UVic a launching pad for peripatetic political scientist
- Katrina Eschner

Political scientist Assem Dandashly’s time at UVic took him across continents. Dandashly, who will return to UVic to convocate in June, is currently doing post-doctoral work at the Kolleg-Forschergruppe, Free University of Berlin. He says that UVic offered him the opportunity to travel during his PhD, sharing knowledge between North American and European institutions and deepening his research. It also afforded him a supervisor who has become a friend.
The Lebanon native has been an international traveller for most of his adult life, moving from Lebanon to the US, Canada and Europe in pursuit of the academic career he always aspired to. He credits his upbringing in the war-torn country for creating his interest in political science.
“Being raised in such an environment and having all the political activities going on, you get interested in the political situation, and in public administration,” he says.
ut Dandashly initially planned to do automotive engineering, and he still fixes cars and electronics as a hobby. He says that his interest in political science as a career evolved slowly during his undergraduate work.
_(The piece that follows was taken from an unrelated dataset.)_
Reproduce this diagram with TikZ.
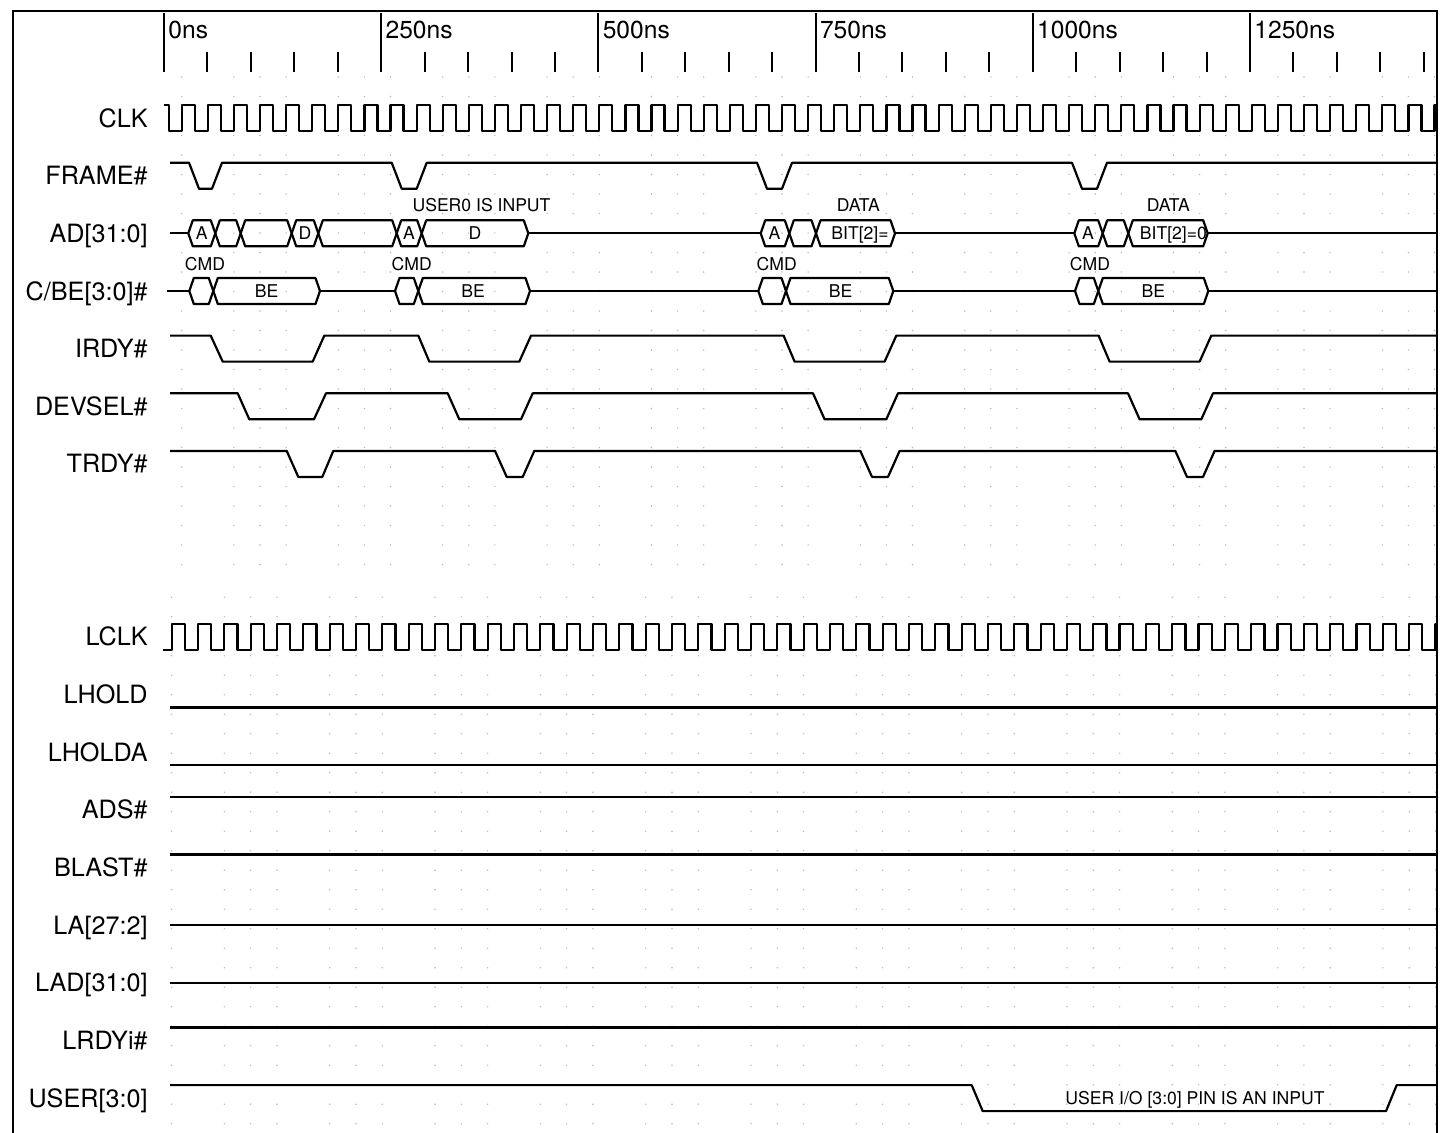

After he graduated with a BA in political science and public administration, a prestigious Fulbright Scholarship took him to the US for his graduate studies.
When he was beginning his PhD at the University of Oklahoma, however, supervisor Mitchell Smith told him to make the jump to UVic to work with the Department of Political Science’s Amy Verdun, renowned specialist on the euro. Dandashly was interested in focusing on “the transition that Poland and other countries in Central Europe took towards joining the EU,” with a focus on the euro currency.
“Mitchell told me it will be a loss for the department but it’s good for your career [to work with Verdun],” Dandashly says.
But “I’d never heard of Victoria before,” he says. Did he want to move even farther away from his family in Lebanon and leave the new home he’d made in the US? In the end, he took the plunge, and although it took a year for him to be certain it was the right decision, today he’s glad he did.
“After a year, given all the opportunities I got during my PhD and especially because of Amy, I said it was a very, very good decision,” says Dandashly. “I got to do a lot of travelling, a lot of field work, a lot of exchange with European institutions, and all this was with the support of Amy.”
Dandashly, who speaks English, French, Arabic, “some German” and “some Polish,” did research and work in Italy, Poland, the Czech Republic, Slovenia, England and Toronto during his five-year stint as a UVic PhD student. He defended the final product of his research, his PhD dissertation, at UVic in January.
“I think my committee enjoyed the defence,” he says. “Because I knew my stuff, I was confident, I wasn’t pressured. We had a really nice discussion, so it went really well.”
But the PhD is only a step in his career, says Dandashly, who hopes to return to Canada more permanently and find a tenure-track university faculty position.
"It’s a long-term career that, as one research project finishes, you’re already in the process or have started new research. It’s just one step in a long, long, long ladder,” he says.